The final paragraph of chapter 3 says this

"The 'radical feminists' and religious interests that promote models which harm women want us to think we have to take a side; against sex work entirely and therefore exploitation, or for it entirely and therefore comfortable with exploitation. This in totally untrue. In fact, we can be against exploitation and support those in sex work, recognising sex work as work and recognising trafficking for sexual exploitation as abhorrent and wrong."

Emily Kenway is a writer and activist. As a former advisor to the UK's first Anti-Slavery Commissioner she was at the heart of modern slavery action.

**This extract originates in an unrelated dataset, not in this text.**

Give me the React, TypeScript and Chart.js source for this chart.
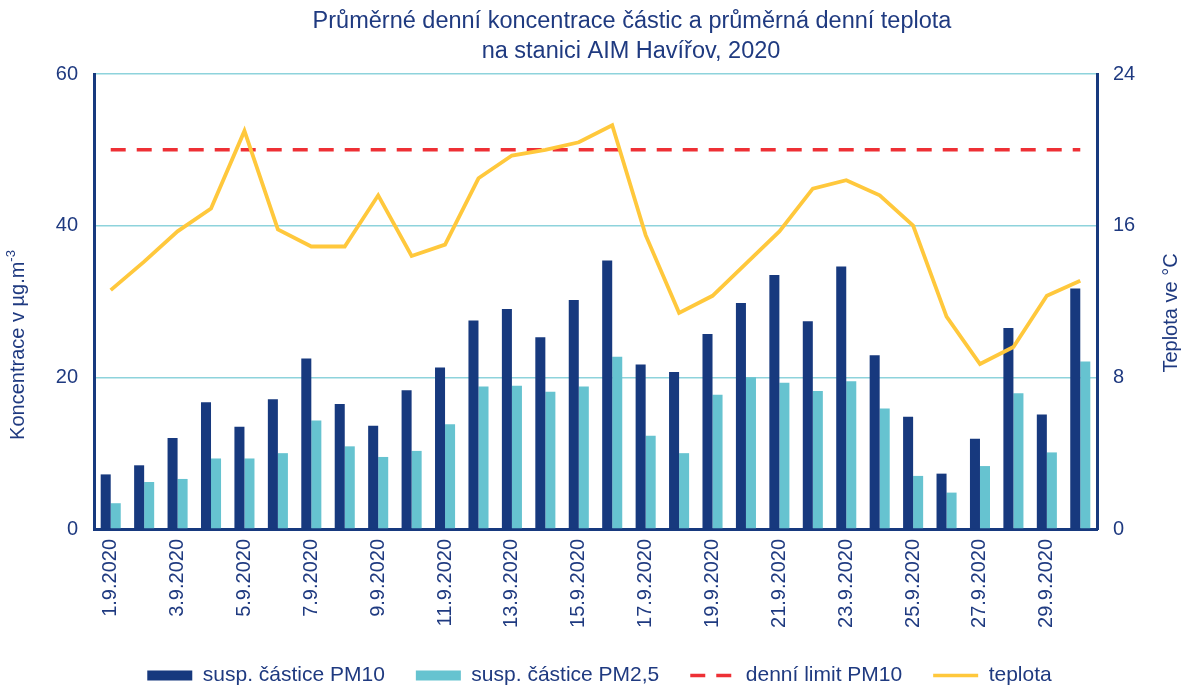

She has written for a variety of publications including the Guardian and TLS. This book will have a place on my bookshelf alongside 'Revolting Prostitutes: The Fight for Sex Workers' Rights' by Molly Smith and Juno Mac and 'The Sex Myth' by Dr Brooke Magnanti as essential reference works on this subject.

In Catherine Bennett's article she suggests:-

"Perhaps the language barrier explains why so few of the men who are using - effectively raping - women who have been trafficked in this way never wonder if their young, obliging Moldavian, Lithuanian and Estonian companions might not prefer to be here as au pairs, or even to be back home, instead of submitting to sexual abuse from 30 strangers a day."

I have often wondered if Eastern European sex workers would have preferred to stay at home or to do menial work. Fortunately we have their words to answer that question. I will repeat my quote from the biography of the 6th Duke of Westminster who paid for the services of many of them. None of them have 30 clients a day. This is what a reporter who was watching the Duke told the author of the biography after questioning many sex workers emerging from his flat.

"They told me that it was either being an escort girl or doing cleaning jobs, which paid almost nothing and were often degrading. One said, 'If I had stayed at home it was poverty - no job, no life, no fun. In London I could live like a princess but only working as an escort girl. I could have been a cleaner or worked in a coffee bar for the minimum wage so I had to choose. I thought it would be better to sleep with the super-rich - even if they were old and boring and sometimes ugly!'"

So, I am not a rapist. But you, Catherine Bennett, do not know what you are talking about. There are good journalists, investigative journalists like Nick Davies, but you are not one of them.